Suburban Panic!

01 February 2008

No Cure For Teeny Weenies

  Here's why it pays to be skeptical, guys. It turns out that the makers of the "male enhancement" pill Enzyte weren't inflating anything but their claims. The government is prosecuting company officials for conspiring to defraud its customers out of 100 million desperate, small-wanged dollars. From Cincinnati.com:

James Teegarden Jr., the former vice president of operations at Berkeley Premium Nutraceuticals, explained Tuesday in U.S. District Court how he and others at the company made up much of the content that appeared in Enzyte ads.

He said employees of the Forest Park company created fictitious doctors to endorse the pills, fabricated a customer satisfaction survey and made up numbers to back up claims about Enzyte’s effectiveness.

  There are a few things about this situation that really stick out.

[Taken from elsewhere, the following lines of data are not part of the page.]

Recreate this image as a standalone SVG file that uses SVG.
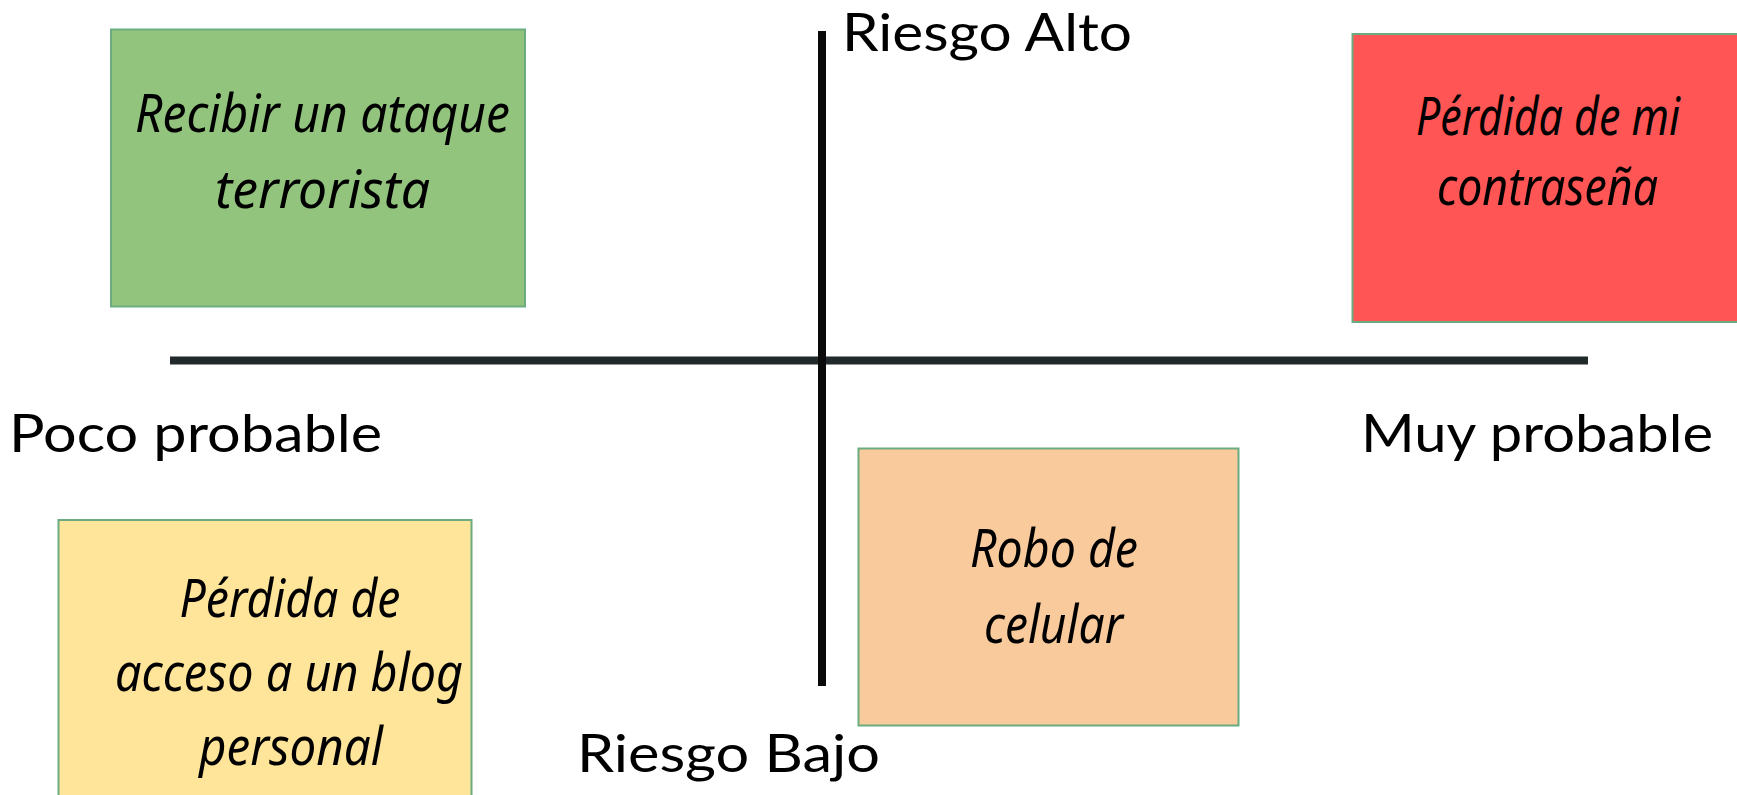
<svg xmlns="http://www.w3.org/2000/svg" width="1737" height="795" viewBox="0 0 1737 795">
<style>
.axis{font-family:"Lato","Open Sans","Liberation Sans",sans-serif;font-size:53px;fill:#000}
.note{stroke:#6aab80;stroke-width:2}
.hand{font-family:"Noto Sans","DejaVu Sans",sans-serif;font-style:italic;font-size:52px;fill:#000;text-anchor:middle}
</style>
<rect width="1737" height="795" fill="#fff"/>
<g id="connectors">
<line x1="170" y1="360.5" x2="1588" y2="360.5" stroke="#22292b" stroke-width="8"/>
<line x1="822" y1="31" x2="822" y2="686" stroke="#0a0a0a" stroke-width="8"/>
</g>
<g id="axis-labels">
<text class="axis" x="842" y="51" textLength="290" lengthAdjust="spacingAndGlyphs">Riesgo Alto</text>
<text class="axis" x="577" y="772" textLength="303" lengthAdjust="spacingAndGlyphs">Riesgo Bajo</text>
<text class="axis" x="9" y="452" textLength="373" lengthAdjust="spacingAndGlyphs">Poco probable</text>
<text class="axis" x="1361" y="452" textLength="352" lengthAdjust="spacingAndGlyphs">Muy probable</text>
</g>
<g id="node-terrorista">
<rect class="note" x="111" y="29.5" width="414" height="277" fill="#93c47d"/>
<text class="hand" x="322.5" y="132" textLength="375" lengthAdjust="spacingAndGlyphs">Recibir un ataque</text>
<text class="hand" x="322.5" y="208" textLength="215" lengthAdjust="spacingAndGlyphs">terrorista</text>
</g>
<g id="node-contrasena">
<rect class="note" x="1352.5" y="34" width="420" height="288" fill="#ff5555"/>
<text class="hand" x="1548" y="135" textLength="264" lengthAdjust="spacingAndGlyphs">Pérdida de mi</text>
<text class="hand" x="1547.5" y="205" textLength="221" lengthAdjust="spacingAndGlyphs">contraseña</text>
</g>
<g id="node-blog">
<rect class="note" x="58.5" y="520" width="413" height="300" fill="#ffe599"/>
<text class="hand" x="290" y="617" textLength="221" lengthAdjust="spacingAndGlyphs">Pérdida de</text>
<text class="hand" x="289" y="691" textLength="348" lengthAdjust="spacingAndGlyphs">acceso a un blog</text>
<text class="hand" x="291" y="765" textLength="184" lengthAdjust="spacingAndGlyphs">personal</text>
</g>
<g id="node-celular">
<rect class="note" x="858.5" y="448.5" width="380" height="277" fill="#f9cb9c"/>
<text class="hand" x="1054" y="567" textLength="168" lengthAdjust="spacingAndGlyphs">Robo de</text>
<text class="hand" x="1053.5" y="643" textLength="139" lengthAdjust="spacingAndGlyphs">celular</text>
</g>
</svg>
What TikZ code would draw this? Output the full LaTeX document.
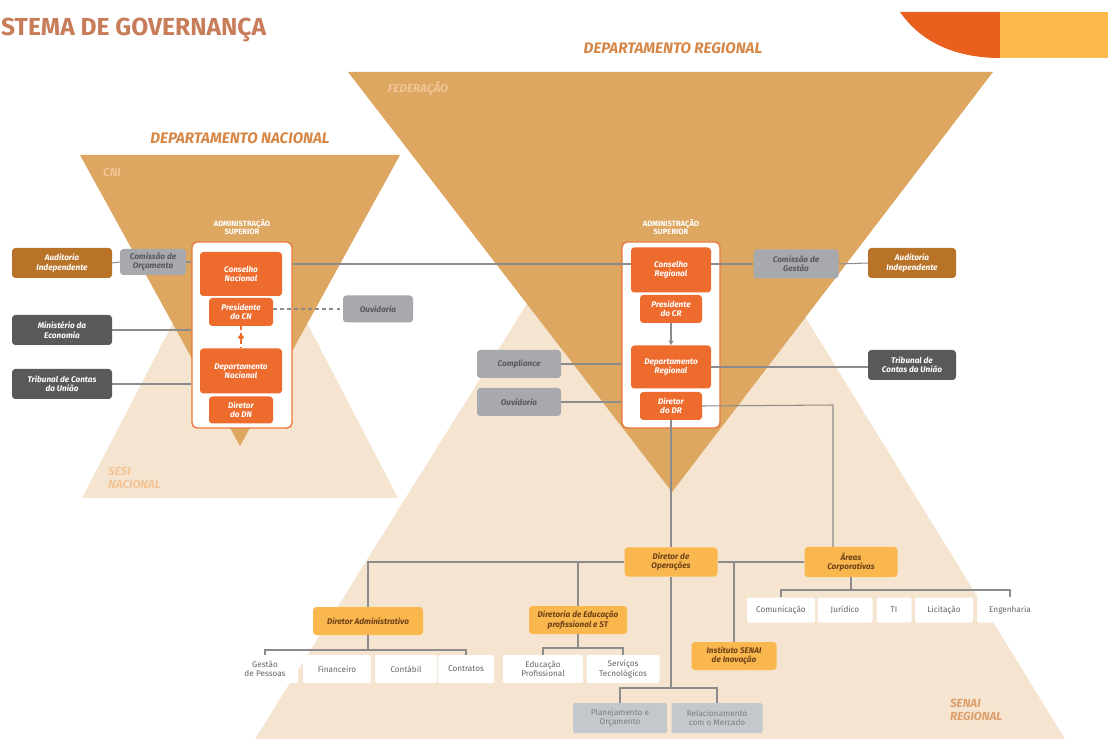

1) PAY ATTENTION. Slick marketing and customer satisfaction surveys are fine, but if a company can't or won't explain to you how its product works, DON'T GIVE THEM MONEY.

2) This is especially true when the company makes "health" claims that are so sensitive. The harder you want something to be true, the easier it is to let yourself believe dubious claims. If a pill claims to fix a heretofore unfixable problem, it's time to be even more diligent.

3) The only thing classier than conspiring to sell millions of dollars of dubious dick drugs is cutting your mom in on the action. From the article:
Several other company employees, including [the founder's] mother, Harriet, also are charged with participating in the conspiracy.

  I also find it insane that, as of February 1st, 2008, the company's website it still up and running, making the same claims and apparently still taking orders. Why hasn't the District Court issued an temporary injunction to stop the company from making these (allegedly) fraudulent claims?

  Nobody needs an herbal penis pump so badly that they can't wait a few months. If the Court rules in favor of the company, then let them go back to peddling their pills. In the meantime, why risk letting the company defraud more innocent men? They're already upset about the size of their junk. The court shouldn't allow their wallets to be deflated as well.

  On the plus side, I finally have a reason to use the "dick" tag non-euphemistically.

29 January 2008

Take Back The "U"

  In the middle of an interesting report on the aftermath of the Texas UFO sightings, Sam Ogden of Skepchick.org reports this little tidbit.

"I sat across the aisle from some fellow Texans on the plane ride home from Florida who were very vocal that the reversal by the air force was proof that the government is covering something up."
  This, my friends, is the definition of ambivalence. I love to be right; I hate the credulity. It's a powerful sensation, akin to choking myself to death with delicious cookie dough.

  Folks, it's time we did something ridiculously pedantic as we paddle upstream in the flood of blind belief. We've got to take back the word "unidentified." We've got to stop letting true believers conflate the term with “alien.”

  Here's how we do it. If someone observes a UFO, and then either attempts to gather evidence and make a determination of what it was, or calmly accepts that it can't be precisely identified, then they can call it unidentified. If they’re going to leap to an otherwise unsupported conclusion as to the object's outer spaciness, we have to insist that they use a word like alien or extraterrestrial that clearly indicates the (desperately crazy) conclusion they’ve drawn.

  I'm not nearly so delusional as to think that this semantic quibbling will change the minds of anyone in the woo-niverse, but it might just rescue an innocent word from misappropriation by the tinfoil hat crowd. That's a worthy enough goal all by itself.